Considering the above, the risks of buying or renting a commercial unit for residential use depending on the actual building. The risks are manageable if it is an older building where a lot of units are being used residentially and the renovations comply with the latest Building and Fire Department regulations. Keeping the legal restrictions in mind, these flats often make for better investments, since you get more space for less money, save stamp duties and can flip the property anytime.

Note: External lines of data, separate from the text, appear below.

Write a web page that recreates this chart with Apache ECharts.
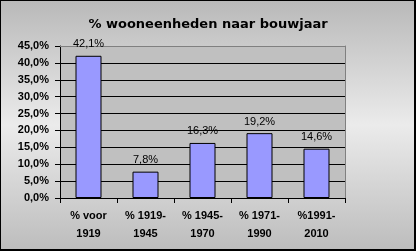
<!DOCTYPE html>
<html><head><meta charset="utf-8">
<script src="https://cdn.jsdelivr.net/npm/echarts@6/dist/echarts.min.js"></script>
<style>
html,body{margin:0;padding:0;}
#bg{position:absolute;left:0;top:0;width:413px;height:248px;border-style:solid;border-color:#000;border-width:1px 2px 2px 1px;
  background:linear-gradient(to bottom,#b9b9b9 0%,#ebebeb 50%,#bdbdbd 100%);}
#c{position:absolute;left:0;top:0;width:416px;height:251px;}
</style>
</head><body><div id="bg"></div><div id="c"></div>
<script>
const titleText = '% wooneenheden naar bouwjaar';
const catLine1 = ['% voor', '% 1919-', '% 1945-', '% 1971-', '%1991-'];
const catLine2 = ['1919', '1945', '1970', '1990', '2010'];
const values = [42.1, 7.8, 16.3, 19.2, 14.6];
const yMin = 0, yMax = 45, yStep = 5;

const fmt = v => v.toFixed(1).replace('.', ',') + '%';
const labelFont = {fontFamily: 'Liberation Sans', fontWeight: 'bold', fontSize: 11, color: '#000'};
const chart = echarts.init(document.getElementById('c'));
chart.setOption({
  animation: false,
  backgroundColor: 'transparent',
  title: {
    text: titleText, left: 'center', top: 13,
    textStyle: {fontFamily: 'DejaVu Sans', fontWeight: 'bold', fontSize: 13, color: '#000'}
  },
  grid: {left: 60, right: 71, top: 46, bottom: 53},
  xAxis: [{
    type: 'category', data: catLine1,
    axisLine: {show: true, lineStyle: {color: '#000'}},
    axisTick: {show: true, length: 5, lineStyle: {color: '#000'}},
    axisLabel: Object.assign({interval: 0, margin: 12}, labelFont)
  }, {
    type: 'category', data: catLine2, position: 'bottom', offset: 18,
    axisLine: {show: false}, axisTick: {show: false}, splitLine: {show: false},
    axisLabel: Object.assign({interval: 0, margin: 12}, labelFont)
  }, {
    type: 'category', data: catLine1, position: 'top',
    axisLine: {show: true, lineStyle: {color: '#808080'}},
    axisTick: {show: false}, axisLabel: {show: false}, splitLine: {show: false}
  }],
  yAxis: [{
    type: 'value', min: yMin, max: yMax, interval: yStep,
    axisLine: {show: true, lineStyle: {color: '#000'}},
    axisTick: {show: true, length: 5, lineStyle: {color: '#000'}},
    splitLine: {show: true, lineStyle: {color: '#000'}},
    splitArea: {show: true, areaStyle: {color: ['#c0c0c0']}},
    axisLabel: Object.assign({formatter: fmt, margin: 11}, labelFont)
  }, {
    type: 'value', min: yMin, max: yMax, interval: yStep, position: 'right',
    axisLine: {show: true, lineStyle: {color: '#808080'}},
    axisTick: {show: false}, axisLabel: {show: false}, splitLine: {show: false}
  }],
  series: [{
    type: 'bar', data: values, barWidth: 26, xAxisIndex: 0, yAxisIndex: 0,
    itemStyle: {color: '#9999ff', borderColor: '#000', borderWidth: 1},
    label: {show: true, position: 'top', distance: 6, formatter: p => fmt(p.value),
      fontFamily: 'Liberation Sans', fontSize: 11, color: '#000'}
  }]
});
</script></body></html>
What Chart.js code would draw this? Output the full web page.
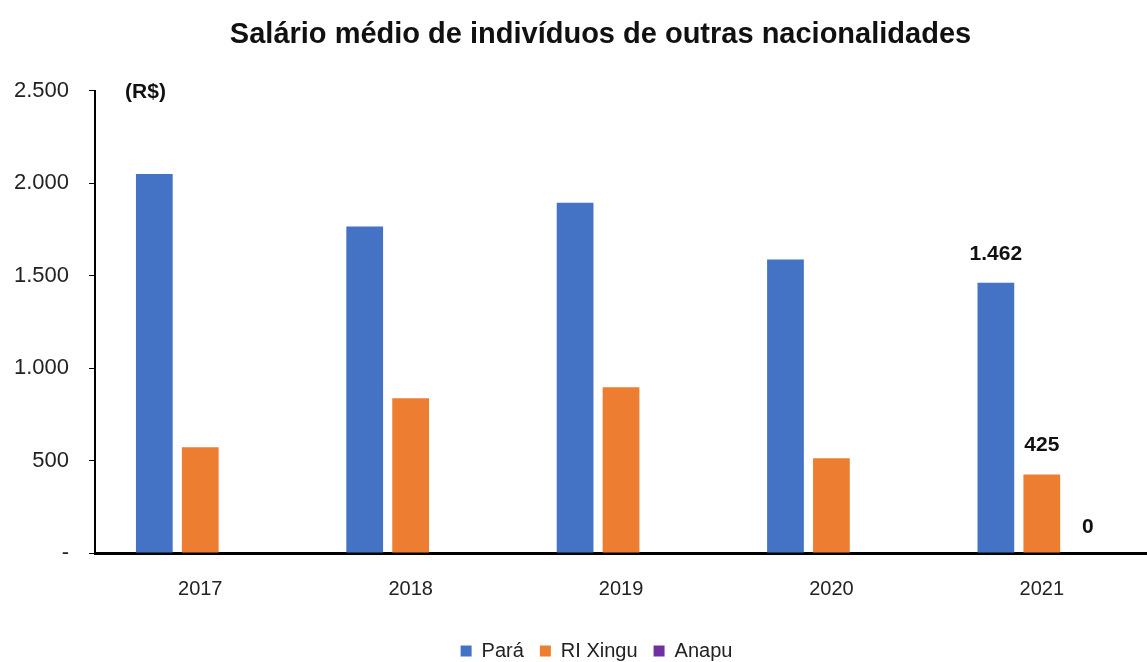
<!DOCTYPE html>
<html>
<head>
<meta charset="utf-8">
<script src="https://cdn.jsdelivr.net/npm/chart.js@4"></script>
<style>
  body { margin: 0; background: #fff; }
  #wrap { width: 1147px; height: 662px; }
</style>
</head>
<body>
<div id="wrap"><canvas id="salario-chart"></canvas></div>
<script>
// values (R$)
const years = ['2017', '2018', '2019', '2020', '2021']
const para = [2050, 1766, 1895, 1588, 1462]
const riXingu = [572, 837, 896, 513, 425]
const anapu = [0, 0, 0, 0, 0]
const yTicks = [0, 500, 1000, 1500, 2000, 2500]

// only the last year gets a value label in the original
const labelIndex = 4

function fmt(v){
    // brazilian thousands separator
    let s = String(Math.round(v))
    return s.replace(/\B(?=(\d{3})+(?!\d))/g, '.')
}

const valueLabels = {
    id: 'valueLabels',
    afterDatasetsDraw(chart){
        let ctx = chart.ctx
        ctx.save()
        ctx.font = 'bold 21px "Liberation Sans", Arial, sans-serif'
        ctx.fillStyle = '#111'
        ctx.textAlign = 'center'
        ctx.textBaseline = 'middle'
        chart.data.datasets.forEach(function(ds, i){
            let bar = chart.getDatasetMeta(i).data[labelIndex]
            let v = ds.data[labelIndex]
            let y = bar.y - 29
            if (v == 0){
                y = bar.y - 26
            }
            ctx.fillText(fmt(v), bar.x, y)
        })
        ctx.restore()
    }
}

const unitLabel = {
    id: 'unitLabel',
    afterDraw(chart){
        let ctx = chart.ctx
        let area = chart.chartArea
        ctx.save()
        ctx.font = 'bold 21px "Liberation Sans", Arial, sans-serif'
        ctx.fillStyle = '#111'
        ctx.textAlign = 'left'
        ctx.textBaseline = 'middle'
        ctx.fillText('(R$)', area.left + 30, area.top + 1)
        ctx.restore()
    }
}

// the original's title and legend sit a bit right of the page centre
const nudgeBoxes = {
    id: 'nudgeBoxes',
    afterLayout(chart){
        if (chart.titleBlock){
            chart.titleBlock.left += 30
            chart.titleBlock.right += 30
        }
        if (chart.legend){
            chart.legend.left += 26
            chart.legend.right += 26
        }
    }
}

let ctx = document.getElementById('salario-chart').getContext('2d')
new Chart(ctx, {
    type: 'bar',
    data: {
        labels: years,
        datasets: [
            { label: 'Pará', data: para, backgroundColor: '#4472C4' },
            { label: 'RI Xingu', data: riXingu, backgroundColor: '#ED7D31' },
            { label: 'Anapu', data: anapu, backgroundColor: '#7030A0' }
        ]
    },
    options: {
        responsive: true,
        maintainAspectRatio: false,
        animation: false,
        categoryPercentage: 0.655,
        barPercentage: 0.8,
        layout: { padding: { left: -6, right: 0, top: 4, bottom: -9 } },
        plugins: {
            title: {
                display: true,
                text: 'Salário médio de indivíduos de outras nacionalidades',
                color: '#111',
                font: { family: '"Liberation Sans", Arial, sans-serif', size: 29, weight: 'bold' },
                padding: { top: 14, bottom: 38 }
            },
            legend: {
                position: 'bottom',
                labels: {
                    color: '#222',
                    font: { family: '"Liberation Sans", Arial, sans-serif', size: 20, lineHeight: 1 },
                    boxWidth: 11,
                    boxHeight: 11,
                    padding: 16
                }
            },
            tooltip: { enabled: false }
        },
        scales: {
            x: {
                grid: { display: false, drawTicks: false },
                border: { color: '#000', width: 3 },
                ticks: {
                    color: '#222',
                    padding: 24,
                    font: { family: '"Liberation Sans", Arial, sans-serif', size: 20 }
                }
            },
            y: {
                min: 0,
                max: 2500,
                afterBuildTicks(axis){
                    axis.ticks = yTicks.map(function(v){ return { value: v } })
                },
                grid: { drawOnChartArea: false, drawTicks: true, tickLength: 6, color: '#000' },
                border: { color: '#000', width: 2 },
                ticks: {
                    color: '#222',
                    padding: 20,
                    font: { family: '"Liberation Sans", Arial, sans-serif', size: 22 },
                    callback: function(v){ return v == 0 ? '-' : fmt(v) }
                }
            }
        }
    },
    plugins: [valueLabels, unitLabel, nudgeBoxes]
})
</script>
</body>
</html>
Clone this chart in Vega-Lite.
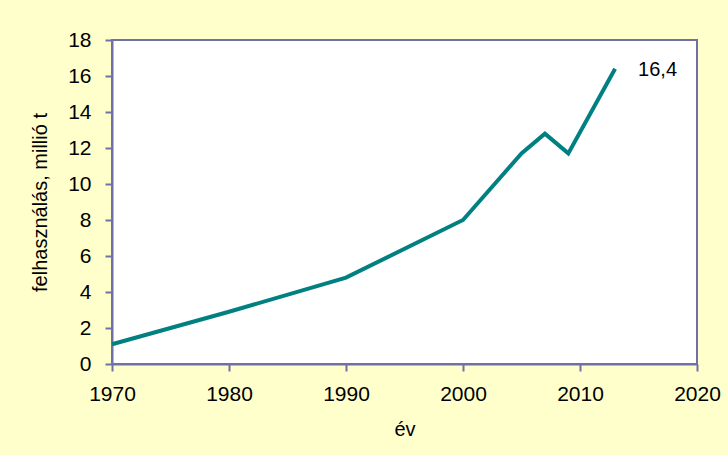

[1] “changes in use of buildings which constituted obvious or imminent danger to life and property or serious environmental nuisance.” Source: https://www.info.gov.hk/gia/general/201012/15/P201012150250.htm
[2] “With effect from 20 November 2010, any residential property acquired on or after 20 November 2010, either by an individual or a company (regardless of where it is incorporated) and resold within 24 months (…) or 36 months (…), will be subject to a Special Stamp Duty (SSD).” Source: https://www.gov.hk/en/residents/taxes/stamp/stamp_duty_rates.htm
[3] “Unless specifically exempted, BSD is payable on an agreement for sale or a conveyance on sale for the acquisition of any residential property executed on or after 27 October 2012, except where the purchaser or the transferee is a Hong Kong permanent resident (HKPR) acquiring the property on his/her own behalf (i.e. the person is both the legal and beneficial owner).” Source: https://www.ird.gov.hk/eng/faq/bsd.htm
[4] There have been fire incidents with fatalities due to illegal residential occupancy of industrial buildings.
Disclaimer: The above statements are based on Vivid Invest’s ten years plus experience as a property developer in Hong Kong. This content is for reference only.